WRITTEN PROBLEM:
Scan the records for the string "that"; copy each line where it occurs.

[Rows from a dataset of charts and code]
* * * *

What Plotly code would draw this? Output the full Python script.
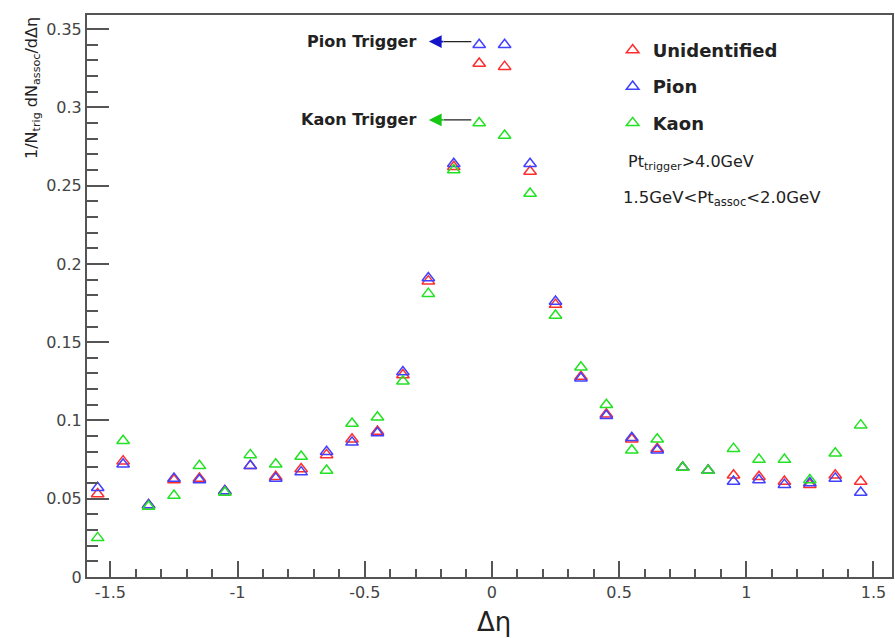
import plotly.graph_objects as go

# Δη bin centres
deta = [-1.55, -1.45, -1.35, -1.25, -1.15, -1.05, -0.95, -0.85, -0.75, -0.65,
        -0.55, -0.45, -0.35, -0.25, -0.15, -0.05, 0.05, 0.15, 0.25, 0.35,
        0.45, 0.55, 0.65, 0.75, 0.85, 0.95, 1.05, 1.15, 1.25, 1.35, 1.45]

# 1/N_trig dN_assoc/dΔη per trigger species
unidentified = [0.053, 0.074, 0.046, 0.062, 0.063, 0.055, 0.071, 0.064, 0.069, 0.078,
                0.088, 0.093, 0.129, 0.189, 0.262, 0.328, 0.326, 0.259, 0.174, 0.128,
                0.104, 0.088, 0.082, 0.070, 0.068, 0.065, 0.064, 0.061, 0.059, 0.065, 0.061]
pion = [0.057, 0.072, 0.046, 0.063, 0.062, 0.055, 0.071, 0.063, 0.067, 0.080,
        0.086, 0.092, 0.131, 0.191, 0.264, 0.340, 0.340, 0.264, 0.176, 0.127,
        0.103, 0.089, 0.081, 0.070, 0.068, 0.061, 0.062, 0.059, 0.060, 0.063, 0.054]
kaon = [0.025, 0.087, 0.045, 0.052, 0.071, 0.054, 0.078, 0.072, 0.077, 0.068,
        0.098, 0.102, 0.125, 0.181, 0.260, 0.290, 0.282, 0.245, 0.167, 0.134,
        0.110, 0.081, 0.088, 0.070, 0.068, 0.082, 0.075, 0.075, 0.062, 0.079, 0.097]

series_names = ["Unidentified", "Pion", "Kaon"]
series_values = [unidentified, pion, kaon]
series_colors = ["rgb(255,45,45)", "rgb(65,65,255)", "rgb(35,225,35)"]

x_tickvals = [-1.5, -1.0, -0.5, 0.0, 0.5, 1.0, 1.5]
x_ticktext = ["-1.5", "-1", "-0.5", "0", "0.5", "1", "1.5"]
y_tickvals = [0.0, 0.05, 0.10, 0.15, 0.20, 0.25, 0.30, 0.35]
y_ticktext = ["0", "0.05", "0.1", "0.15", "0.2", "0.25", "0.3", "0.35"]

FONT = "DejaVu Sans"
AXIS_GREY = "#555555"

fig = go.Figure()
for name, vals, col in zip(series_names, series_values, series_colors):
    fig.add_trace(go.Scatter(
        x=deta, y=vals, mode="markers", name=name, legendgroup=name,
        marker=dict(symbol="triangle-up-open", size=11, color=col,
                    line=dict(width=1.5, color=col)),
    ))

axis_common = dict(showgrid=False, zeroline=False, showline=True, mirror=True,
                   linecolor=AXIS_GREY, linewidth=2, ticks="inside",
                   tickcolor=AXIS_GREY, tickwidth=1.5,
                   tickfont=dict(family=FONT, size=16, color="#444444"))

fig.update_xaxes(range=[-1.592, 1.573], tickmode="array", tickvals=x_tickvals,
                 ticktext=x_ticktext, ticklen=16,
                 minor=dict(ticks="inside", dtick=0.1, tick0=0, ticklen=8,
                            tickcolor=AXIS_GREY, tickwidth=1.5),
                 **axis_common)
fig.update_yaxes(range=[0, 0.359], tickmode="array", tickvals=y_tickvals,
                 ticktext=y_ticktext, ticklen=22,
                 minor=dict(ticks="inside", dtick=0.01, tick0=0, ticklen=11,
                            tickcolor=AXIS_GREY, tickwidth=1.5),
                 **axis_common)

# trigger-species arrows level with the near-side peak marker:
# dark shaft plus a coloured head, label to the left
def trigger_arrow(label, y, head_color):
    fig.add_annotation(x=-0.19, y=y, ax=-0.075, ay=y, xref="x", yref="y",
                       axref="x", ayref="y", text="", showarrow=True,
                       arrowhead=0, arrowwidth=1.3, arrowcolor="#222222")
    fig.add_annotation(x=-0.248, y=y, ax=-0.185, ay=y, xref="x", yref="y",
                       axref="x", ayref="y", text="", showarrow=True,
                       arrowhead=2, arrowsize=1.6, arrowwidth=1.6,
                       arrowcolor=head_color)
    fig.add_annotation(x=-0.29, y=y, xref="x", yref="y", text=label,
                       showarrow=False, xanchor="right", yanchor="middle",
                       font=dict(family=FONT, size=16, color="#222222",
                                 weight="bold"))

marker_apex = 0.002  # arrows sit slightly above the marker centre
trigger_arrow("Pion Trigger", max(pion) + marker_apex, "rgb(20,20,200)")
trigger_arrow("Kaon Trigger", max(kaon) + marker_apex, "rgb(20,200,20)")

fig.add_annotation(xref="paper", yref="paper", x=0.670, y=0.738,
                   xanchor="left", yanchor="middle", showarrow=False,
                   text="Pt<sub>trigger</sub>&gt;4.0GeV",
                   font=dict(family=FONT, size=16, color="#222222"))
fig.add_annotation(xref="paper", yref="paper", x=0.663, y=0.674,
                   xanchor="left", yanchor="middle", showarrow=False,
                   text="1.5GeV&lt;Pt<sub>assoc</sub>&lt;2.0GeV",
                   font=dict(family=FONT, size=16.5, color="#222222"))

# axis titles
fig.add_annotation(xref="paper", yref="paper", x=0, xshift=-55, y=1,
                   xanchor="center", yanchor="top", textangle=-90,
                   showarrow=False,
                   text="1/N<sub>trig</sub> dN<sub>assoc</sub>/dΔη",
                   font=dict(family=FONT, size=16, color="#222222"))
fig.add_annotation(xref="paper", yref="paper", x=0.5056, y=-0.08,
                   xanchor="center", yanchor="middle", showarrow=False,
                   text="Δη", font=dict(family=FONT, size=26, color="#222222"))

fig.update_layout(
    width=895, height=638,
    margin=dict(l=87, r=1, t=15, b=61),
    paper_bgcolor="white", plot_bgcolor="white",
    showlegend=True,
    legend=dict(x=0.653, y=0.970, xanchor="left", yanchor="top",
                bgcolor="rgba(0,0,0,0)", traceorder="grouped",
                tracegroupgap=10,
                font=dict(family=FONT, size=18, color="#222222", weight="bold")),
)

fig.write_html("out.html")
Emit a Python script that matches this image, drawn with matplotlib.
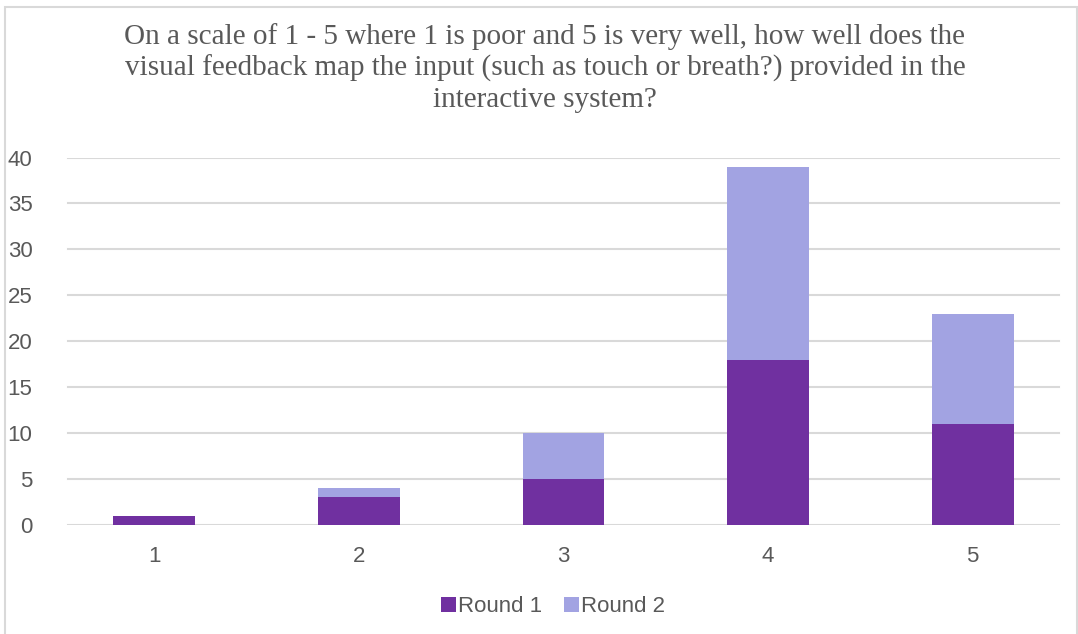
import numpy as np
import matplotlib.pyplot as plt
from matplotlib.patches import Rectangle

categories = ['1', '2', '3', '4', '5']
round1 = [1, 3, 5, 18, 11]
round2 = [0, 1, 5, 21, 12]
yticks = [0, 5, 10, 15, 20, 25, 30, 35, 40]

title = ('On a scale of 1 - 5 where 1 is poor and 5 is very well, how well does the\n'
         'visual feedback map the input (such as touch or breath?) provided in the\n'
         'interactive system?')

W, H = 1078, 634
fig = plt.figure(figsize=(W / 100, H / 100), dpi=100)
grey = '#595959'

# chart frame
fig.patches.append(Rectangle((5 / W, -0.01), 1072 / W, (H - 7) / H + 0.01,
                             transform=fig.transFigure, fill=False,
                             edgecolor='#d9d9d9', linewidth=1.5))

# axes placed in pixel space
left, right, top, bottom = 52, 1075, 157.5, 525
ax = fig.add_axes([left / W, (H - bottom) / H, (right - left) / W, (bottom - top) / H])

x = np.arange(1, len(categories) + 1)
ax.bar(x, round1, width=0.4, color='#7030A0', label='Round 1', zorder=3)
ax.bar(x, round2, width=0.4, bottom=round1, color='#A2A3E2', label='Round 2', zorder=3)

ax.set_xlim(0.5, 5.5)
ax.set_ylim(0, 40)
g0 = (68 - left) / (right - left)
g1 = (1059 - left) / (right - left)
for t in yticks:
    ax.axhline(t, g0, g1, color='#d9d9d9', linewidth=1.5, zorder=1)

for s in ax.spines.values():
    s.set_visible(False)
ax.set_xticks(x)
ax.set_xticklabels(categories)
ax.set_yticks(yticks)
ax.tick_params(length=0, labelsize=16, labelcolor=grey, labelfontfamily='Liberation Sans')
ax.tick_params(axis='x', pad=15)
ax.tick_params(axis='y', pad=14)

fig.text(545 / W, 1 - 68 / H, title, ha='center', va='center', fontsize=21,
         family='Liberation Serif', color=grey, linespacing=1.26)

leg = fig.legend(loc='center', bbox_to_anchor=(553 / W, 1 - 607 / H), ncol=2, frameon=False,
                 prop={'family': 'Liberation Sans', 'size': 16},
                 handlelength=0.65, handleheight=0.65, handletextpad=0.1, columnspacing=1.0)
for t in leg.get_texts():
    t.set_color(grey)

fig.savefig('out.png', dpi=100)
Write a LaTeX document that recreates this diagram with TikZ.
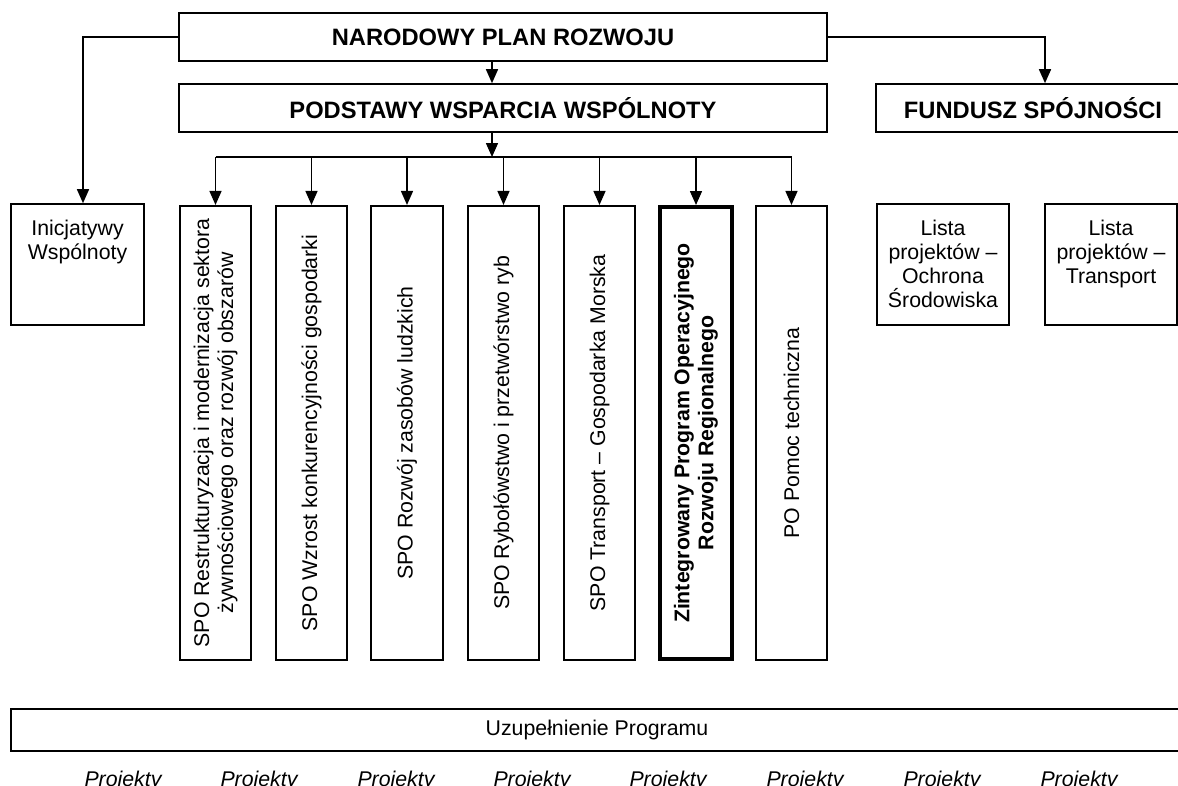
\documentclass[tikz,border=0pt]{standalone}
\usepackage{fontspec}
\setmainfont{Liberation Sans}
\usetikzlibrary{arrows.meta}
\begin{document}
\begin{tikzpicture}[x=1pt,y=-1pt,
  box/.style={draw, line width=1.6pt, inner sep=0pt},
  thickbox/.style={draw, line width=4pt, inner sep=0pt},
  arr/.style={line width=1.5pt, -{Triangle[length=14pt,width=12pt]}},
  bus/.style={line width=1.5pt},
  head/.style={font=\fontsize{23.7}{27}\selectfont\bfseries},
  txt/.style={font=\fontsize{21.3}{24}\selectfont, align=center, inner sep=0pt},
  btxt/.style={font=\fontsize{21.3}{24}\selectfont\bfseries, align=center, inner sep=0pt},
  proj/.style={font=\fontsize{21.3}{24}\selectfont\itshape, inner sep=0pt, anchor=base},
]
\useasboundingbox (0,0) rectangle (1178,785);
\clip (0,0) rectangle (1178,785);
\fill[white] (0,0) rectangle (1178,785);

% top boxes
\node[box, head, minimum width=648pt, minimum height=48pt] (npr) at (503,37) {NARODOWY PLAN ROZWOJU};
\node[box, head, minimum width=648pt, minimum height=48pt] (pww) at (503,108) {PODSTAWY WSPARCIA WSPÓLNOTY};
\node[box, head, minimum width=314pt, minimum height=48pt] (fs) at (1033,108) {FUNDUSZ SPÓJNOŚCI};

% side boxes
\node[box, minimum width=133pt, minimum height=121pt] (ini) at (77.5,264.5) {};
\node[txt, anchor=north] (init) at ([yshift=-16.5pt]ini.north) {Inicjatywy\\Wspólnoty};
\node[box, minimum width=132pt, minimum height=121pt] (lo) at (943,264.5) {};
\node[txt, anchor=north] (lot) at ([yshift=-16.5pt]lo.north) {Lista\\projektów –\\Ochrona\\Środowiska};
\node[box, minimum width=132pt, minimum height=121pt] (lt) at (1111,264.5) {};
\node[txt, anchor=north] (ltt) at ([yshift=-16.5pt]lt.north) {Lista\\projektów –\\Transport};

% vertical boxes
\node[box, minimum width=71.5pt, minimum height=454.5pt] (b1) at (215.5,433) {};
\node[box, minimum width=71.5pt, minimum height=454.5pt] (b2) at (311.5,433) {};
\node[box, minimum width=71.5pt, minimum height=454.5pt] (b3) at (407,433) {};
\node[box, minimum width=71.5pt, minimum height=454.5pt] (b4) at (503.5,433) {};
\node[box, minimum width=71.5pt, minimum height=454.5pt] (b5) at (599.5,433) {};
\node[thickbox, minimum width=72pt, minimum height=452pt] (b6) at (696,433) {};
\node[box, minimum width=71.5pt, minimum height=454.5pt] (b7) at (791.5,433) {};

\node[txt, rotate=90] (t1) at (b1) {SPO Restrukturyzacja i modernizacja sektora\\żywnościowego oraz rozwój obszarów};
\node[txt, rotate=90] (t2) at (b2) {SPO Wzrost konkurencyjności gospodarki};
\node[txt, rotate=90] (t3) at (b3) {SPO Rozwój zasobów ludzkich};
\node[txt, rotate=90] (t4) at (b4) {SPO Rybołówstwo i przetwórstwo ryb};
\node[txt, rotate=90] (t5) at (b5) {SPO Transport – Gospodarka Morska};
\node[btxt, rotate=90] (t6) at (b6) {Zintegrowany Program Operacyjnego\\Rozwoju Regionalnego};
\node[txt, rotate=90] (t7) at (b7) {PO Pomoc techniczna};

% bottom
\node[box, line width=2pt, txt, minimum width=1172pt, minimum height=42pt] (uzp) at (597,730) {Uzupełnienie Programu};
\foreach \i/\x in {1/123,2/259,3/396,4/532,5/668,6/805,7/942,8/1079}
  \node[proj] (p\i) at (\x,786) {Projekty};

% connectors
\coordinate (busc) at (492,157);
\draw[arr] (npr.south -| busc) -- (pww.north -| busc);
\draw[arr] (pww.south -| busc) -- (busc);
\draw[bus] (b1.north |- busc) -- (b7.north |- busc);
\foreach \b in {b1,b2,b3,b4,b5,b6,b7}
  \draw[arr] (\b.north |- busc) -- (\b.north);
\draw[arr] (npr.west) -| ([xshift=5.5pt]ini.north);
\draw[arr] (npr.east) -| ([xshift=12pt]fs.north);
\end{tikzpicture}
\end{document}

* * * *

WRITTEN REPLY:
Emit a Python script that matches this image, drawn with matplotlib.
Write a LaTeX document that recreates this diagram with TikZ.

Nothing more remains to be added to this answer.